Not only were we not made for sin including all the unhappiness that sin has introduced into our lives and all the injustice it has introduced into our world, we were in fact created by God, in love for love. No matter how old we may become, this youthful longing for love never goes away. It is the most fundamental fact of human existence. Without love, St. John Paul II used to say, our lives make no sense.

Along Comes Mary
Mary’s freedom from original sin takes us back to the beginnings of human existence. Full of grace, she is, in the words of the writer Bernanos, “younger than sin”. Her freedom from sin takes us back to the way God meant things to be, not merely to a time of innocence that has passed us by, but to the designs of God’s heart for you, for me, and for the world. Mary reveals for us that homeland of truth, freedom, & love that we desire so deeply, while, in the present moment, she takes us by the hand and leads us to her divine Son Jesus, the Conqueror of sin and death [and she does this] so that we might satisfy our deepest longing for God’s friendship that lies hidden, sometimes deeply hidden, in every act of human striving.

Thus did Fr. John DuBois come to this holy mountain in 1808. Thus was the University and the Seminary we cherish so deeply born, and dedicated to Mary, the Mother of God, under the title of her Immaculate Conception. Fr. DuBois began an enterprise that did not seem likely to succeed and indeed it has faced many challenges through the years. Yet, his reason for founding this institution of higher learning still shines brightly: it continues to grow as a place of learning and endeavor, where leaders for church and society are formed in the context of a robust, joyful, invitational, Catholicism. Far from being an obstacle to work of developing one’s God-given gifts, the Catholic character of Mt. St. Mary’s University and Seminary bears witness to the true and authentic basis upon which all of us should strive to become the persons God meant us to be. Here we have the opportunity to explore and nurture the desire not merely to have more, and to do more, but to be more. Here, Mary our patron, seeks to guide us through all that this University offers, to cast off the old life of sin and to embrace the new life of grace, in a word, to tap into that source of eternal joy and youthfulness we experience when we allow God’s grace and goodness to fill us and to shape our way of life.  

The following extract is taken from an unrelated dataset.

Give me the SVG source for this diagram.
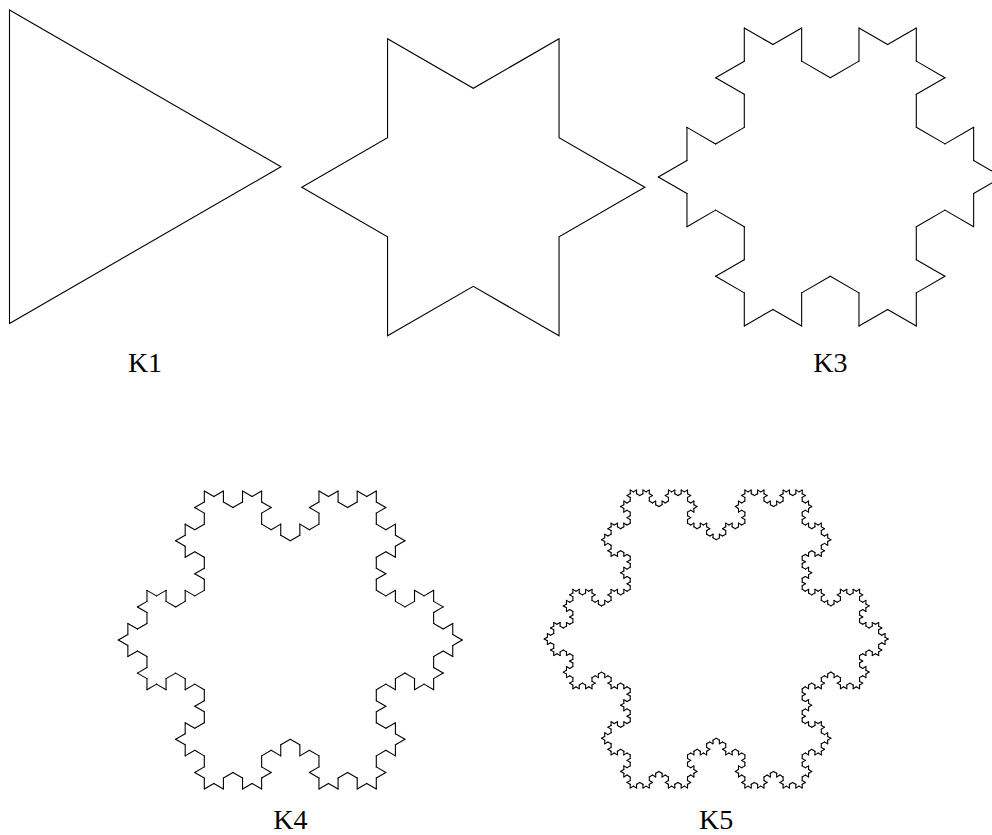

Although Mt. St. Mary’s Seminary & University is the 2nd oldest in the United States, it can and must remain a vitally young institution… One reason for its youth is that it has the privilege of serving young people with all the vitality, energy, and promise of youth. But the deepest reason for the enduring youthfulness of this University is its vital link with Mary, the Immaculate Conception, with Mary, who is younger than sin and all strife sin brings in its wake. Like institutions of higher learning everywhere, challenges and opportunities abound for our beloved Mt. St. Mary’s University— yet the key to renewing the life of this institution lies in keeping true to its deepest identity and mission – an identity and mission to be understood, proclaimed, and lived afresh in every generation.

As we thank Dr. Powell for his splendid leadership of Mt. St. Mary’s University and prepare to welcome the announcement of a new President, let us ask the intercession of Mary, the Immaculate Mother of God, for this entire university community and for the University and Seminary as such, that being a community of learners formed in faith, engaged in discovery, and empowered for leadership, we might find proclaim the mighty works of God to His praise and glory.

O Mary, conceived without sin, pray for us who have recourse to Thee!